8 responses to “Time and Chance | Theology | Sport”

  1. I think the very best moments in sports really are spiritually inspiring, although this aspect of sports pretty much goes unnoticed and unmentioned.

  2. Hey,
    Read an interesting article by Hauerwas lately that discusses the moral formation of individuals and communities. Although he talks more about ideas of craft and apprenticeship, it’s made me think again about the significance of sport in society. For him, it’s all about being teachable:
    “It is interesting in this respect to contrast this notion with modern democratic presuppositions. For as I noted above, the accounts of morality sponsored by democracy want to deny the necessity of a master. It is assumed that we each in and of ourselves have all we need to be moral. No master is necessary for us to become moral, for being moral is a condition that does not require initiation or training. That is why I often suggest that the most determinative moral formation most people have in our society is when they learn to play baseball, basketball, quilt, cook or learn to lay bricks. For such sports and crafts remain morally antidemocratic insofar as they require acknowledgment of authority based on a history of accomplishment.”
    http://www.religion-online.org/showarticle.asp?title=110

  3. Jessica

    Kester, you never cease to amaze me. Never, in a million years would I have made any connection between sports and spirituality. I applaud your bravado in attempting to tie the two together. Being a more arts oriented person, I don’t personally make the connection but I think there must be some truth to it in the spirit of that famous quote from Chariots of Fire “When I run, I feel God’s pleasure.” My theology begins to boil down to the fact that God created us for relationship with Him. Period. End of sentence. So, the next step in that line of logic is that we are each created with inherent gifts and talents and it gives God deep pleasure when we discover and engage those things.
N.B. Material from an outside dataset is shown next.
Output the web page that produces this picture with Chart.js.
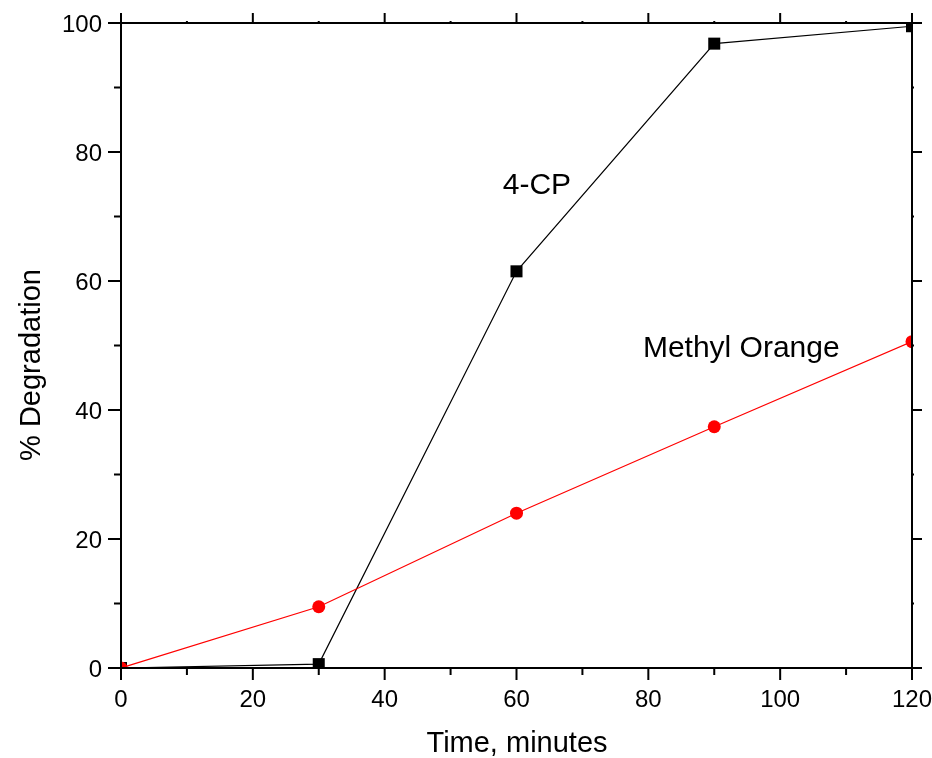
<!DOCTYPE html>
<html lang="en">
<head>
    <meta charset="UTF-8">
    <title>% Degradation vs Time</title>
    <script src="https://cdn.jsdelivr.net/npm/chart.js"></script>
    <style>
        body {
            margin: 0;
            background-color: #fff;
        }
        #wrap {
            width: 932px;
            height: 758px;
        }
    </style>
</head>
<body>
    <div id="wrap"><canvas id="chart" width="932" height="758"></canvas></div>

    <script>
        // Data
        const times = [0, 30, 60, 90, 120];
        const cpValues = [0, 0.6, 61.5, 96.8, 99.5];
        const moValues = [0, 9.5, 24.0, 37.4, 50.6];
        const seriesNames = ['4-CP', 'Methyl Orange'];
        const noteAt = [[63.1, 74.7], [94.1, 49.5]];   // label anchors in data units

        const xTicks = [0, 20, 40, 60, 80, 100, 120];
        const yTicks = [0, 20, 40, 60, 80, 100];
        const FONT = '"Liberation Sans", Arial, sans-serif';

        const toPoints = (vals) => times.map((t, i) => ({ x: t, y: vals[i] }));

        // Frame, ticks on all four sides, tick labels, axis titles and in-plot labels
        const framePlugin = {
            id: 'frame',
            afterDraw(chart) {
                const { ctx, chartArea: a, scales: { x, y } } = chart;
                ctx.save();
                ctx.strokeStyle = '#000';
                ctx.lineWidth = 2;
                ctx.strokeRect(a.left, a.top, a.right - a.left, a.bottom - a.top);

                ctx.beginPath();
                for (let v = 0; v <= 120; v += 10) {
                    const px = x.getPixelForValue(v);
                    const major = v % 20 === 0;
                    ctx.moveTo(px, a.bottom);
                    ctx.lineTo(px, a.bottom + (major ? 12 : 7));
                    ctx.moveTo(px, a.top);
                    ctx.lineTo(px, a.top - (major ? 10 : 2));
                }
                for (let v = 0; v <= 100; v += 10) {
                    const py = y.getPixelForValue(v);
                    const major = v % 20 === 0;
                    ctx.moveTo(a.left, py);
                    ctx.lineTo(a.left - (major ? 13 : 7), py);
                    ctx.moveTo(a.right, py);
                    ctx.lineTo(a.right + (major ? 10 : 2), py);
                }
                ctx.stroke();

                ctx.fillStyle = '#000';
                ctx.font = '24px ' + FONT;
                ctx.textBaseline = 'alphabetic';
                ctx.textAlign = 'center';
                xTicks.forEach(v => ctx.fillText(String(v), x.getPixelForValue(v), 707));
                ctx.textAlign = 'right';
                yTicks.forEach(v => ctx.fillText(String(v), 102, y.getPixelForValue(v) + 8.6));

                ctx.font = '29px ' + FONT;
                ctx.textAlign = 'center';
                ctx.fillText('Time, minutes', 517, 752);

                ctx.save();
                ctx.translate(40, 365);
                ctx.rotate(-Math.PI / 2);
                ctx.fillText('% Degradation', 0, 0);
                ctx.restore();

                ctx.font = '30px ' + FONT;
                ctx.textBaseline = 'middle';
                seriesNames.forEach((name, i) => {
                    ctx.fillText(name, x.getPixelForValue(noteAt[i][0]), y.getPixelForValue(noteAt[i][1]));
                });
                ctx.restore();
            }
        };

        const ctx = document.getElementById('chart').getContext('2d');
        const chart = new Chart(ctx, {
            type: 'line',
            data: {
                datasets: [
                    {
                        label: seriesNames[1],
                        data: toPoints(moValues),
                        borderColor: '#ff0000',
                        backgroundColor: '#ff0000',
                        borderWidth: 1.2,
                        pointStyle: 'circle',
                        pointRadius: 6.5,
                        pointBorderWidth: 0,
                        clip: 0,
                        order: 0
                    },
                    {
                        label: seriesNames[0],
                        data: toPoints(cpValues),
                        borderColor: '#000',
                        backgroundColor: '#000',
                        borderWidth: 1.2,
                        pointStyle: 'rect',
                        pointRadius: 8.5,
                        pointBorderWidth: 0,
                        clip: 0,
                        order: 1
                    }
                ]
            },
            options: {
                responsive: false,
                animation: false,
                events: [],
                layout: { padding: { top: 23, right: 20, left: 0, bottom: 0 } },
                plugins: {
                    legend: { display: false },
                    tooltip: { enabled: false }
                },
                scales: {
                    x: {
                        type: 'linear',
                        min: 0,
                        max: 120,
                        afterFit: (s) => { s.height = 90; },
                        grid: { display: false, drawTicks: false },
                        border: { display: false },
                        ticks: { display: false }
                    },
                    y: {
                        type: 'linear',
                        min: 0,
                        max: 100,
                        afterFit: (s) => { s.width = 121; },
                        grid: { display: false, drawTicks: false },
                        border: { display: false },
                        ticks: { display: false }
                    }
                }
            },
            plugins: [framePlugin]
        });
    </script>
</body>
</html>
Whether that be sports, waiting tables, writing, plumbing, investment banking, etc. you get the picture.

  4. there is some interesting stuff on embodiment (confronting the problem of embodiment – julie cheville – international journal of qualitative studies in education vol 18 jan/feb 2005 amongst others)- that looks at ‘synergy’ of teamwork (in this case in basketball), that has a lot of resonance with all the research into children and spirituality – what david hay and rebecca nye call ‘relational consciousness’ and what others have called ‘reflexive consciousness’ – also i guess Mihály Csíkszentmihályi looking at the concept of ‘flow’ is akin to the ‘when i run i feel God’s pleasure’ kind of stuff – also the whole free running/Parkour thing has a philosophy which is very spiritual – personally i think there is a very strong connection between the practice of collaborative theology and playing together (in sports or arts or worship or any other context really)- mostly because i think that is how God as community, three in one, unity in diversity, is encountered when we gather together and share experience

  5. is it also something to do with the general reluctance to believe that our bodies really are involved in this whole religion/faith deal? It seems to be easier to believe that God is in cool arty worship ideas, than that God is there when you feel the great rush of pleasure when you achieve something with your body. (I love that scene in CHariots of Fire when Liddell says, “when I run, I feel his pleasure…” )
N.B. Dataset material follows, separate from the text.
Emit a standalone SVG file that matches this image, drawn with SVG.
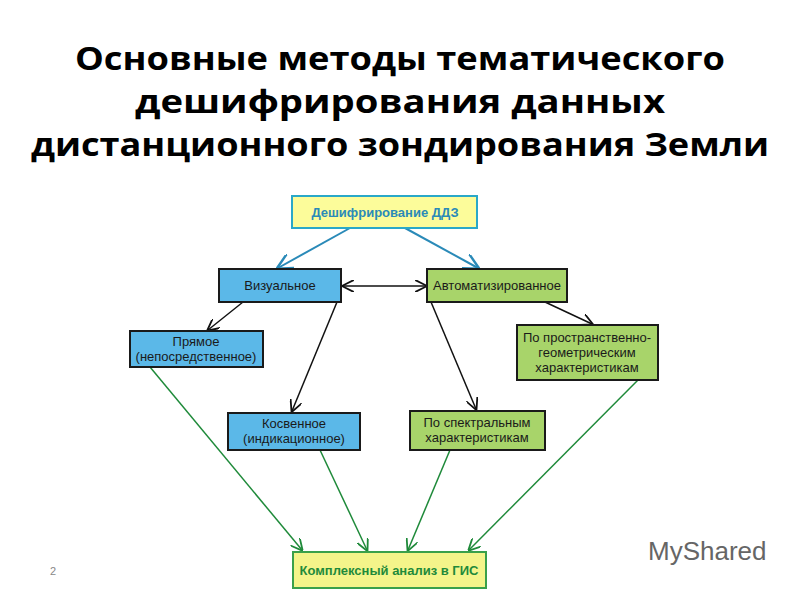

  6. I think you’re spot on here Maggi… I wonder if it could be pushed a little further too. Is it going too far to say that the artistic ideal, coming out of the leisure society of the wealthier classes has had a theme of Cartesian mind/body dualism: words and ideas will save us from our fallen bodies (bodies which, if fallen, can be treated poorly and subjected to wild excesses)? If so then has theology, as part of the ‘logos’ arts, neglected the body too?
    Most sports have always be caricatured as primitive pursuits, the grunting and sweating denigrated by the fairer artists as part of our old hunter-gatherer nature that needs leaving behind for more ethereal matters.
    Yet Jesus’ was a very physical gospel. We love the ‘words of Jesus in red’, but forget the physical demands of the walking, the heat, the cold. I’m currently reading Waterlog – ‘a swimmer’s journey through Britian’ – and there’s no doubting the connection between the physical exercise and the very spiritual meditations on British life.

  7. Kester, I’ve been thinking about this for a while so you are not alone. Doing the examen, I’ve found that often my consolation is to do with running, swimming or cycling, which can definitely be spiritual activities for me. I agree, Maggi, that generally we don’t have much of an understanding of how our bodies are connected to our faith, and yet how can we separate out body, mind and spirit? What happens to one, affects the others and there’s loads more work to be done here. I’d love to hear more about a theology/spirituality of sport. Christians have often used it as a means to an end, and I’m thinking about Christians in Sport here who seem to justify their involvement in sport by making it a tool for evangelism, or church football teams who join a local league and ‘witness’ by praying together before the match. Then how does the competitiveness of sport fit with kingdom theology that says the first shall be last and the last first?

  8. steve butler just did his MTh studies on embodiment and worship (published as the touching place – whole body participation in the worshippping community) – he talks a lot about the senses and the body in general as well as ritual and liturgy and ‘re-membering the body’ in worship – there are some really good examples of how traditional structures have tried to negate, even as you say, reviled the physical body – he makes a good theological arguement for engagement and embodiment which could be applied to any context – as for Jesus, i don’t know about sport in those days, but he was a carpenter – i think he had muscles !!